Dear Frank
The reason I use this odd style is because the program involved is part of a suite of numerical programs which were originally written using Suns Pascal compiler. It was then ported to Decs Pascal, then finally to gpc. The original code used this style of modules and global variables (actually there are only 2 if I remember correctly) and both Sun and Dec pascal support this style. gpc almost does :) or did. I can't change the program code because lots of user models have been written against this and they would stop compiling if I changed something like this.
Can anyone suggest a workaround ? Thanks again
Ian
On Friday 18 May 2001 17:06, you wrote:
Ian Thurlbeck wrote:
After 2 years of using gpc I thought I'd better update to a newer release, so I have installed gcc-2.95.3 and gpc-20010512.
It appears than an old bug has resurfaced. A global variable declared in a module is not initialised properly.
The following code does NOT print out the string 'OK':
-------main.h------------ var s: string(40); external;
procedure print_globals; external;
-------main.p------------ program main(input,output);
#include "main.h"
begin s:='OK'; print_globals; end.
-------lib.p------------- module lib(input,output);
#include "main.h"
var s:string(40);
procedure print_globals; begin writeln(s); end;
end.
Compile with 'gpc -o main main.p lib.p'
If you move the declaration of string 's' from lib.p to main.p it works.
This was fixed about 2 years ago (by Peter I think) but it seems to have gotten un-fixed.
Yes, it was "un-fixed" indeed, to fix other, more important (IMHO) bugs.
The problem is that you use the module in a quite strange (C-ish) way rather than the normal EP `imports' or perhaps the BP `uses'.
GPC generates initialization code for the module which sets the string. But how should the main program know that it should call this initializer? All it sees is an external declaration of a variable -- and normally, it must not initialize external variables because they "belong" to another module (or similar).

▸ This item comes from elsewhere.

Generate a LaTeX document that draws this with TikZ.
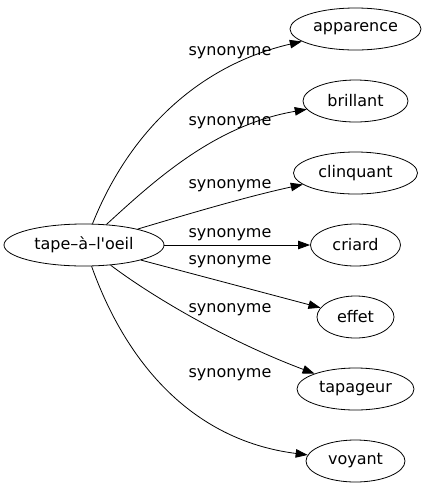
\documentclass[tikz,border=0pt]{standalone}
\usepackage{fontspec}
\setmainfont{DejaVu Sans}
\usetikzlibrary{shapes.geometric,arrows.meta}

\begin{document}
\begin{tikzpicture}[x=1pt,y=-1pt]
\tikzstyle{every node}=[font=\fontsize{16}{19}\selectfont];
\tikzstyle{word}=[draw,shape=ellipse,line width=0.8pt,minimum height=42pt,inner sep=0pt];
\tikzstyle{syn}=[-{Triangle[length=12pt,width=8.5pt]},line width=0.8pt];
\useasboundingbox (0,0) rectangle (428,491);
\path (84,245) node[word,minimum width=160pt] (t) {tape–à–l\textquotesingle oeil};
\foreach \n/\w/\y in {apparence/131/29,brillant/105/101,clinquant/124/173,criard/90/245,effet/77/317,tapageur/117/389,voyant/99/461}
{
\path (355.5,\y) node[word,minimum width=\w pt] (\n) {\n};
}
\draw[syn] (t) .. controls (130,130) and (200,65) .. (apparence);
\draw[syn] (t) .. controls (155,180) and (215,125) .. (brillant);
\draw[syn] (t) .. controls (185,215) and (245,197) .. (clinquant);
\draw[syn] (t) -- (criard);
\draw[syn] (t) -- (effet);
\draw[syn] (t) .. controls (150,295) and (225,340) .. (tapageur);
\draw[syn] (t) .. controls (125,360) and (190,440) .. (voyant);
\foreach \i/\y in {1/53,2/123,3/186,4/235,5/262,6/310,7/375}
{
\path (230,\y) node (s\i) {synonyme};
}
\end{tikzpicture}
\end{document}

The way it was done before is to have the initializers called via some linker hack. This had a number of problems: It didn't work at all on some systems (e.g. IRIX, and anything that does not use GNU ld, IIRC), and even where it did, the order of initializers run was "undefined" or at least not always right which caused problems if the initializer code of one module relied on that of another one already having been run. There may have been more problems ...
So we changed this so the initializers are now called normally from the program and/or the using/importing module/unit's initializers. This works well -- as long as the program/module/unit knows which initializers to call, i.e. not in your case.
I'm not sure why you do it like this -- perhaps it's just a relic from ancient times when GPC didn't know about importing interfaces. In this case, I'd suggest to get rid of it.
Otherwise, any ideas for fixing this are welcome.